25 марта немцам удалось пробить брешь между французскими и британскими частями, захватив города Бапом и Нуайон. 45 000 французских и британских солдат попали в плен. Под угрозой прорыва оказалась линия обороны британцев восточнее Амьена. Для ее укрепления был направлен специальный отряд численностью 3000 человек. В него вошли пятьсот инженеров-путейцев из Соединенных Штатов, брошенных в бой в самый опасный момент. Военный кабинет в Лондоне обсуждал возможность отхода британских войск на побережье Ла-Манша. «Совершенно ясно, что боши намерены взять Амьен, – записал 26 марта в дневнике генерал Роулинсон. – И если им это удастся, они отрежут британскую армию от портов Руана и Гавра, а также отделят нас от французской армии.
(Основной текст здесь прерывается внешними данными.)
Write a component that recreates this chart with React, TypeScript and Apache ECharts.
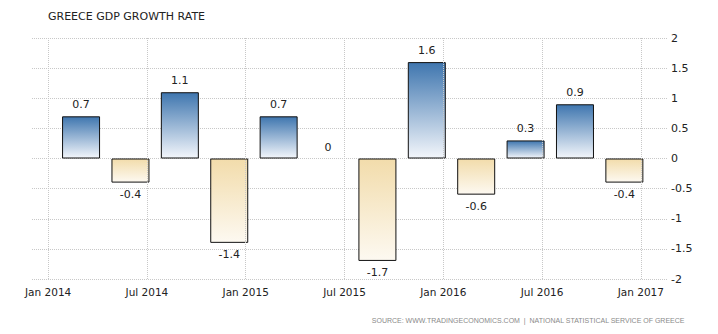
import React, { useEffect, useRef } from "react";
import * as echarts from "echarts";

// Quarter-end reference months (months since Jan 2014) and GDP growth values (%)
const quarterMonths = [2, 5, 8, 11, 14, 17, 20, 23, 26, 29, 32, 35];
const growthValues = [0.7, -0.4, 1.1, -1.4, 0.7, 0, -1.7, 1.6, -0.6, 0.3, 0.9, -0.4];
const tickMonths = [0, 6, 12, 18, 24, 30, 36];
const tickLabels = ["Jan 2014", "Jul 2014", "Jan 2015", "Jul 2015", "Jan 2016", "Jul 2016", "Jan 2017"];

const FONT = "DejaVu Sans";

export default function App() {
  const ref = useRef<HTMLDivElement>(null);
  useEffect(() => {
    document.body.style.margin = "0";
    if (!ref.current) return;
    const chart = echarts.init(ref.current, undefined, { renderer: "svg" });
    const posColor = new echarts.graphic.LinearGradient(0, 0, 0, 1, [
      { offset: 0, color: "#3f76af" },
      { offset: 1, color: "#f3f6fb" },
    ]);
    const negColor = new echarts.graphic.LinearGradient(0, 0, 0, 1, [
      { offset: 0, color: "#f2dcab" },
      { offset: 1, color: "#fdf9f1" },
    ]);
    const data = quarterMonths.map((m, i) => {
      const v = growthValues[i];
      return {
        value: [m, v],
        itemStyle: {
          color: v >= 0 ? posColor : negColor,
          borderWidth: v === 0 ? 0 : 1,
        },
        label: { position: v >= 0 ? "top" : "bottom" },
      };
    });
    chart.setOption({
      animation: false,
      backgroundColor: "#ffffff",
      textStyle: { fontFamily: FONT },
      title: {
        text: "GREECE GDP GROWTH RATE",
        left: 43,
        top: 6,
        textStyle: { fontSize: 11, fontWeight: "normal", color: "#222", fontFamily: FONT },
      },
      grid: { left: 32, right: 50, top: 38, bottom: 55 },
      xAxis: {
        type: "value",
        min: -0.98,
        max: 37.65,
        axisLine: { show: false },
        axisTick: { show: false },
        splitLine: { show: false },
        axisLabel: {
          customValues: tickMonths,
          formatter: (v: number) => tickLabels[tickMonths.indexOf(Math.round(v))] ?? "",
          color: "#222",
          fontSize: 10.5,
          fontFamily: FONT,
          margin: 7,
        },
      },
      yAxis: {
        type: "value",
        position: "right",
        min: -2,
        max: 2,
        interval: 0.5,
        axisLine: { show: false },
        axisTick: { show: false },
        axisLabel: { color: "#222", fontSize: 11, fontFamily: FONT, margin: 3, align: "left" },
        splitLine: { lineStyle: { type: "dotted", color: "#c8c8c8", width: 1 } },
      },
      series: [
        {
          type: "line",
          data: [],
          z: 1,
          silent: true,
          markLine: {
            silent: true,
            symbol: "none",
            label: { show: false },
            lineStyle: { type: "dotted", color: "#c8c8c8", width: 1 },
            data: tickMonths.map((m) => ({ xAxis: m })),
          },
        },
        {
          type: "bar",
          z: 3,
          barWidth: 38,
          data,
          itemStyle: { borderColor: "#111", borderWidth: 1 },
          label: {
            show: true,
            distance: 6,
            color: "#222",
            fontSize: 11,
            fontFamily: FONT,
            formatter: (p: any) => String(p.value[1]),
          },
        },
      ],
      graphic: [
        {
          type: "text",
          right: 33,
          top: 317,
          style: {
            text: "SOURCE: WWW.TRADINGECONOMICS.COM  |  NATIONAL STATISTICAL SERVICE OF GREECE",
            fontSize: 7,
            fontFamily: "Liberation Sans",
            fill: "#8a8a8a",
          },
        },
      ],
    });
    return () => chart.dispose();
  }, []);
  return <div ref={ref} style={{ width: 718, height: 334 }} />;
}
В крайнем случае без Булони и Кале мы можем обойтись».

Но Роулинсон не терял надежды. «Мы будем сражаться с переменным успехом, – написал он, – и даже в самом тяжелом положении, уверен, способны проявить себя с лучшей стороны. Резервы бошей не безграничны». Сопротивление 5-й армии, даже отступающей в крайне неблагоприятных обстоятельствах, доказывало, что немецкая армия начинает испытывать затруднения. 26 марта по дороге в Перонну генерал Гоф повстречал раненого британского генерала, чья дивизия понесла огромные потери и, по словам Гофа, сократилась до «малочисленного и крайне измученного отряда». Генерал сказал ему: «Зато мы выигрываем войну!» Он имел в виду, что немцы, в начале наступления вчетверо превосходившие противника в живой силе, стали терять уверенность, встречая отчаянное сопротивление, особенно со стороны британцев, которые бросались в контратаки, когда уже все, казалось, было потеряно. Один британский капитан повел за собой в атаку два десятка солдат, распевая национальный гимн, чтобы укрепить расшатанные нервы. Дойдя до передней линии немецких окопов, они увидели, что солдаты противника подняли руки вверх, сдаваясь в плен. Другой офицер, бригадный генерал Джексон, повел свою потерявшую десятую часть личного состава бригаду на противника, дуя в охотничий рог. Немецкие солдаты отступили.

В этот же день, 26 марта, на экстренном совещании генералов и политиков в Дуллане командующим всеми войсками союзников был назначен генерал Фош. Первым приказом он распорядился выдвинуть французскую армию, удерживающую линию фронта у Сен-Миеля, ближе к Амьену. Когда Петен выразил сомнение в возможности удержать линию фронта перед городом и предложил вместо этого создать новую линию обороны на 30 километров за ним, Фош резко пресек его пессимизм: «Мы должны сражаться перед Амьеном. Мы должны стоять там, где стоим сейчас. Поскольку мы не смогли остановить немцев на Сомме, теперь нельзя уступать ни сантиметра!»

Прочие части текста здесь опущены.